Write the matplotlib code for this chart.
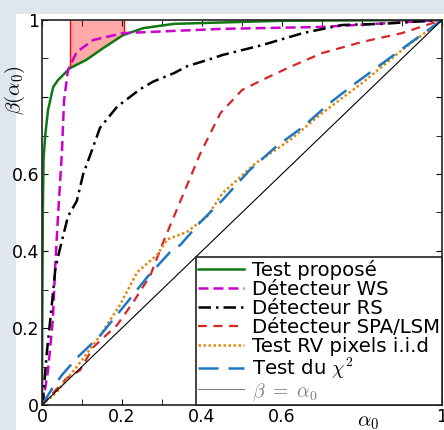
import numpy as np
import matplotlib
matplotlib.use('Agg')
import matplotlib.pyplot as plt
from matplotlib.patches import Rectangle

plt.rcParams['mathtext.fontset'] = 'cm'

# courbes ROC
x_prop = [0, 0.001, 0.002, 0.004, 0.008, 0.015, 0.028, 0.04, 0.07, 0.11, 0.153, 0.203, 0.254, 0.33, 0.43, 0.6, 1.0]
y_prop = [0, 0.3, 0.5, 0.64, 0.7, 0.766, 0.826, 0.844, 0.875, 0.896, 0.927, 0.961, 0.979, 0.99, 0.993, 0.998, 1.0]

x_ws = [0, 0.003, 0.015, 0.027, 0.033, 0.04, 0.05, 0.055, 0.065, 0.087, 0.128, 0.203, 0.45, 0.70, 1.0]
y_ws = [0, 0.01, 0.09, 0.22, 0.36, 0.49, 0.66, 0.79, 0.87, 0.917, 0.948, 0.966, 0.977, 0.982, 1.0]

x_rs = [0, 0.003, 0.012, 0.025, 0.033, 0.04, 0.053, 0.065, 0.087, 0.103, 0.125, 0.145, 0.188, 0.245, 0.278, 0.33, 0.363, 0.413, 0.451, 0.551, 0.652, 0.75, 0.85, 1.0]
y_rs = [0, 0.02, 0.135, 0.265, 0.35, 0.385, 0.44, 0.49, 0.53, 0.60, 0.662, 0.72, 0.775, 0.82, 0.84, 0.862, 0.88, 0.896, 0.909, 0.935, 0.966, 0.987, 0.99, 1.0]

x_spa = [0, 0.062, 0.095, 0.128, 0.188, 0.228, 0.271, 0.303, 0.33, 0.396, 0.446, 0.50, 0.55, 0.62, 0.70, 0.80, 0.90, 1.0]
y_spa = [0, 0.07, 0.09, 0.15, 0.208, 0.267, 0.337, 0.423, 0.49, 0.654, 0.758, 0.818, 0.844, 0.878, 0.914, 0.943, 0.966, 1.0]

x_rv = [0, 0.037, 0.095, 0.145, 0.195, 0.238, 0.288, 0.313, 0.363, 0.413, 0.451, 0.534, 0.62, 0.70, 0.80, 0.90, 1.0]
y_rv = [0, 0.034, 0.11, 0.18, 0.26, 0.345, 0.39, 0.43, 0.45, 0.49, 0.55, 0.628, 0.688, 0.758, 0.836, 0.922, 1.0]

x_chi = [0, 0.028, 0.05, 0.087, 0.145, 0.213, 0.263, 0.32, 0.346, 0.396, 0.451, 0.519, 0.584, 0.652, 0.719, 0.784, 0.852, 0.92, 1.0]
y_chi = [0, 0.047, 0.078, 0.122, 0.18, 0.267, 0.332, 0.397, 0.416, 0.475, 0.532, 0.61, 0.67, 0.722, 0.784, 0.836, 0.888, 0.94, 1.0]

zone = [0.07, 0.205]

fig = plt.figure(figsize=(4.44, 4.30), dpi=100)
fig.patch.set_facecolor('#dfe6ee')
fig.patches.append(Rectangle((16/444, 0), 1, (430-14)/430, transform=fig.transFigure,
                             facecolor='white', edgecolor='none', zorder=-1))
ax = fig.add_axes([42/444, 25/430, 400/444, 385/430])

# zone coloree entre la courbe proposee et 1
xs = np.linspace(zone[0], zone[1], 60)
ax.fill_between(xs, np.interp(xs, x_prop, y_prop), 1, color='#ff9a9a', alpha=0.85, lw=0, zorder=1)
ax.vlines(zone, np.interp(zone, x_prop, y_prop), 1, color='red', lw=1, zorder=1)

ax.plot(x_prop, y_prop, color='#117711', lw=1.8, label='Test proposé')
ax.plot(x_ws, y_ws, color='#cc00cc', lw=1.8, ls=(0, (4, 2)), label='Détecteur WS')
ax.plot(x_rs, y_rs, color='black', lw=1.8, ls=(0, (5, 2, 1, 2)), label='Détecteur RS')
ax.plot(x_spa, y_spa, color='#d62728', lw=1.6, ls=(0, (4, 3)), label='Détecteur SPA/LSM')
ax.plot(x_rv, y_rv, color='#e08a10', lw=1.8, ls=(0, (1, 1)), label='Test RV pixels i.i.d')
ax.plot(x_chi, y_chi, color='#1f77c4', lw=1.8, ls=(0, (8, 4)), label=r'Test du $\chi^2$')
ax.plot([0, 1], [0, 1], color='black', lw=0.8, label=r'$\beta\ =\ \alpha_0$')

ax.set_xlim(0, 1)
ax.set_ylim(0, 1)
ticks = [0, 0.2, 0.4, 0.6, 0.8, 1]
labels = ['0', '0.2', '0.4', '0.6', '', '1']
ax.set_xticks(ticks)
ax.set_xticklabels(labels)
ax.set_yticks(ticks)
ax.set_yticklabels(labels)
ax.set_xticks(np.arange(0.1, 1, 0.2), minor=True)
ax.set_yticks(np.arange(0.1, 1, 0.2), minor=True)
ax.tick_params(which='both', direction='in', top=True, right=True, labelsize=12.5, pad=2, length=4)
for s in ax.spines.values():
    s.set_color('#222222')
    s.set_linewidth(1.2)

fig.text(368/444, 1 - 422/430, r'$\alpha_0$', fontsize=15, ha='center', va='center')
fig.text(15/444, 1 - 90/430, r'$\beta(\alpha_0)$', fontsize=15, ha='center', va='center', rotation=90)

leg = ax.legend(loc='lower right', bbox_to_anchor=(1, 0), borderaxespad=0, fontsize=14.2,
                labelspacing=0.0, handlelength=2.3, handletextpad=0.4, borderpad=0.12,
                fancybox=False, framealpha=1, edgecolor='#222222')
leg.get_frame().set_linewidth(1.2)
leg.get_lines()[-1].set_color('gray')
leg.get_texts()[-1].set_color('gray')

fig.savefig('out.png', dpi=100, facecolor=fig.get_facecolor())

-------

Return only the lines from the start of the data through the line that contains "plt.rcParams['mathtext.fontset'] = 'cm'", please, copying them exactly and omitting all pictures.

Write the matplotlib code for this chart.
import numpy as np
import matplotlib
matplotlib.use('Agg')
import matplotlib.pyplot as plt
from matplotlib.patches import Rectangle

plt.rcParams['mathtext.fontset'] = 'cm'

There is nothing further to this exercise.